Mick Mulvaney, the former Congressman from South Carolina and interim Director of the Consumer Financial Protection Bureau, told 1300 banking industry executives on Tuesday that they should press lawmakers hard to pursue their agenda.
Mr Mulvaney, said as a member of Congress, “He would meet only with lobbyists if they had contributed to his campaign.” We had a hierarchy in my office in Congress, “If you’re a lobbyist who never gave us money, I didn’t talk to you. If you’re a lobbyist who gave us money, I might talk to you.” At the top of the hierarchy, Were his constituents. “If you came from back home and sat in my lobby, I talked to you without exception, regardless of the financial contributions,”
Follow the Money
Congressman Mulvaney, received $63,000 in contributions from Pay Day Lenders.
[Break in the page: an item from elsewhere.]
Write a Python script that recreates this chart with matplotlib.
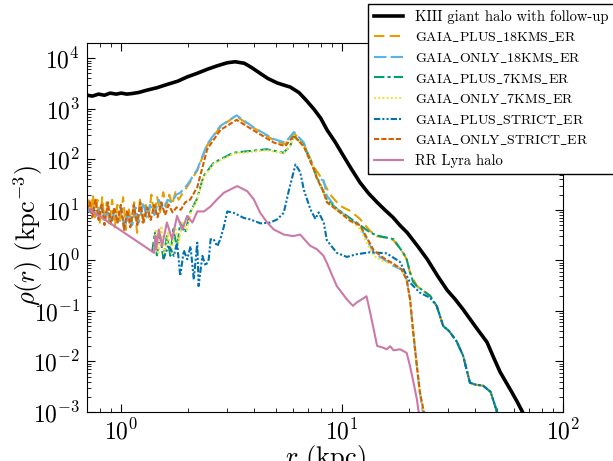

His predecessor, Richard Cordray levied fines and brought lawsuits to crack down on usurious business practices by an industry that offers short-term, high-interest loans that critics say trap vulnerable consumers in a feedback loop of debt.
Last January, Mr. Mulvaney put the brakes on a contentious rule. He ended a case that the bureau initiated last year against a group of payday lenders in Kansas accused of charging interest rates of nearly 1,000 percent. He also scrapped an investigation into the marketing and lending practices of World Acceptance Corporation, a lender based in South Carolina that donated $4500 to Mr. Mulvaney’s previous congressional campaigns through its political action committee.
According to the Center for Responsive Politics ,payday lenders have contributed more than $13 million to members of Congress since 2010, with the majority of that money going to Republicans who have made it a priority to roll back the financial regulations put in place by President Barack Obama after the financial crisis.
The Consumer Financial Protection Bureau was created by the 2010 Dodd-Frank Law as a way to prevent banks and other financial companies from preying on vulnerable consumers.